EXERCISE: Omit every picture and return the rest of the data unaltered.
--- DATA SEGMENT ---
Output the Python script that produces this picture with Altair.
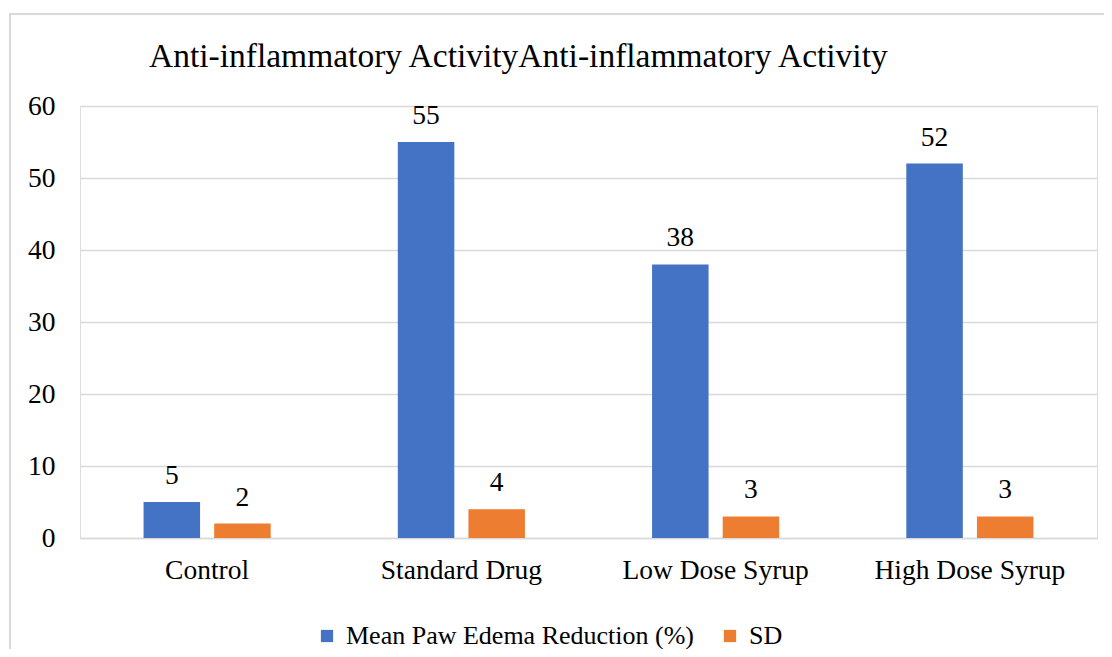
import altair as alt
import pandas as pd

categories = ["Control", "Standard Drug", "Low Dose Syrup", "High Dose Syrup"]
mean_reduction = [5, 55, 38, 52]
sd_values = [2, 4, 3, 3]
series_names = ["Mean Paw Edema Reduction (%)", "SD"]
series_colors = ["#4472C4", "#ED7D31"]
y_ticks = [0, 10, 20, 30, 40, 50, 60]

rows = []
for c, m, s in zip(categories, mean_reduction, sd_values):
    rows.append({"Category": c, "Series": series_names[0], "Value": m})
    rows.append({"Category": c, "Series": series_names[1], "Value": s})
df = pd.DataFrame(rows)

FONT = "Times New Roman, Liberation Serif, serif"

x_enc = alt.X("Category:N", sort=categories,
              scale=alt.Scale(paddingInner=0.5, paddingOuter=0.25),
              axis=alt.Axis(title=None, labelAngle=0, ticks=False, domainColor="#D9D9D9",
                            domainWidth=1.5, labelFontSize=27.5, labelColor="#000000",
                            labelPadding=18, labelFont=FONT, labelLimit=400))
xoff = alt.XOffset("Series:N", sort=series_names,
                   scale=alt.Scale(paddingInner=0.2, paddingOuter=0))
y_enc = alt.Y("Value:Q", scale=alt.Scale(domain=[0, 60], nice=False),
              axis=alt.Axis(title=None, values=y_ticks, domain=False, ticks=False,
                            gridColor="#D9D9D9", gridWidth=1.5, labelFontSize=27.5,
                            labelColor="#000000", labelPadding=25, labelFont=FONT))
color_enc = alt.Color("Series:N", sort=series_names,
                      scale=alt.Scale(domain=series_names, range=series_colors),
                      legend=alt.Legend(title=None, orient="none", legendX=234, legendY=517,
                                        direction="horizontal", symbolType="square",
                                        symbolSize=150, symbolStrokeWidth=0,
                                        labelFontSize=26, labelFont=FONT, labelColor="#000000",
                                        labelOffset=6, columnPadding=22, labelLimit=600))

base = alt.Chart(df)
bars = base.mark_bar().encode(x=x_enc, xOffset=xoff, y=y_enc, color=color_enc)
labels = base.mark_text(baseline="bottom", dy=-12, fontSize=27.5, font=FONT, color="#000000").encode(
    x=alt.X("Category:N", sort=categories), xOffset=alt.XOffset("Series:N", sort=series_names),
    y="Value:Q", text="Value:Q")

frame = alt.Chart(pd.DataFrame({"f": [0]})).mark_rect(
    fill="transparent", stroke="#D9D9D9", strokeWidth=2).encode(
    x=alt.value(-70), y=alt.value(-92), x2=alt.value(1120), y2=alt.value(700))

chart = alt.layer(frame, bars, labels).properties(
    width=1017, height=432,
    autosize=alt.AutoSizeParams(type="none"),
    padding={"left": 72, "top": 98, "right": 7, "bottom": 111},
    title=alt.TitleParams("Anti-inflammatory ActivityAnti-inflammatory Activity",
                          anchor="start", dx=140, offset=-61, fontSize=33.5, font=FONT,
                          fontWeight="normal", color="#000000"),
).configure_view(stroke=None).configure(background="white")

chart.save("out.html", embed_options={"renderer": "svg", "actions": False})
---
SOLUTION TO THIS PROBLEM:
Output the Python script that produces this picture with Altair.
import altair as alt
import pandas as pd

categories = ["Control", "Standard Drug", "Low Dose Syrup", "High Dose Syrup"]
mean_reduction = [5, 55, 38, 52]
sd_values = [2, 4, 3, 3]
series_names = ["Mean Paw Edema Reduction (%)", "SD"]
series_colors = ["#4472C4", "#ED7D31"]
y_ticks = [0, 10, 20, 30, 40, 50, 60]

rows = []
for c, m, s in zip(categories, mean_reduction, sd_values):
    rows.append({"Category": c, "Series": series_names[0], "Value": m})
    rows.append({"Category": c, "Series": series_names[1], "Value": s})
df = pd.DataFrame(rows)

FONT = "Times New Roman, Liberation Serif, serif"

x_enc = alt.X("Category:N", sort=categories,
              scale=alt.Scale(paddingInner=0.5, paddingOuter=0.25),
              axis=alt.Axis(title=None, labelAngle=0, ticks=False, domainColor="#D9D9D9",
                            domainWidth=1.5, labelFontSize=27.5, labelColor="#000000",
                            labelPadding=18, labelFont=FONT, labelLimit=400))
xoff = alt.XOffset("Series:N", sort=series_names,
                   scale=alt.Scale(paddingInner=0.2, paddingOuter=0))
y_enc = alt.Y("Value:Q", scale=alt.Scale(domain=[0, 60], nice=False),
              axis=alt.Axis(title=None, values=y_ticks, domain=False, ticks=False,
                            gridColor="#D9D9D9", gridWidth=1.5, labelFontSize=27.5,
                            labelColor="#000000", labelPadding=25, labelFont=FONT))
color_enc = alt.Color("Series:N", sort=series_names,
                      scale=alt.Scale(domain=series_names, range=series_colors),
                      legend=alt.Legend(title=None, orient="none", legendX=234, legendY=517,
                                        direction="horizontal", symbolType="square",
                                        symbolSize=150, symbolStrokeWidth=0,
                                        labelFontSize=26, labelFont=FONT, labelColor="#000000",
                                        labelOffset=6, columnPadding=22, labelLimit=600))

base = alt.Chart(df)
bars = base.mark_bar().encode(x=x_enc, xOffset=xoff, y=y_enc, color=color_enc)
labels = base.mark_text(baseline="bottom", dy=-12, fontSize=27.5, font=FONT, color="#000000").encode(
    x=alt.X("Category:N", sort=categories), xOffset=alt.XOffset("Series:N", sort=series_names),
    y="Value:Q", text="Value:Q")

frame = alt.Chart(pd.DataFrame({"f": [0]})).mark_rect(
    fill="transparent", stroke="#D9D9D9", strokeWidth=2).encode(
    x=alt.value(-70), y=alt.value(-92), x2=alt.value(1120), y2=alt.value(700))

chart = alt.layer(frame, bars, labels).properties(
    width=1017, height=432,
    autosize=alt.AutoSizeParams(type="none"),
    padding={"left": 72, "top": 98, "right": 7, "bottom": 111},
    title=alt.TitleParams("Anti-inflammatory ActivityAnti-inflammatory Activity",
                          anchor="start", dx=140, offset=-61, fontSize=33.5, font=FONT,
                          fontWeight="normal", color="#000000"),
).configure_view(stroke=None).configure(background="white")

chart.save("out.html", embed_options={"renderer": "svg", "actions": False})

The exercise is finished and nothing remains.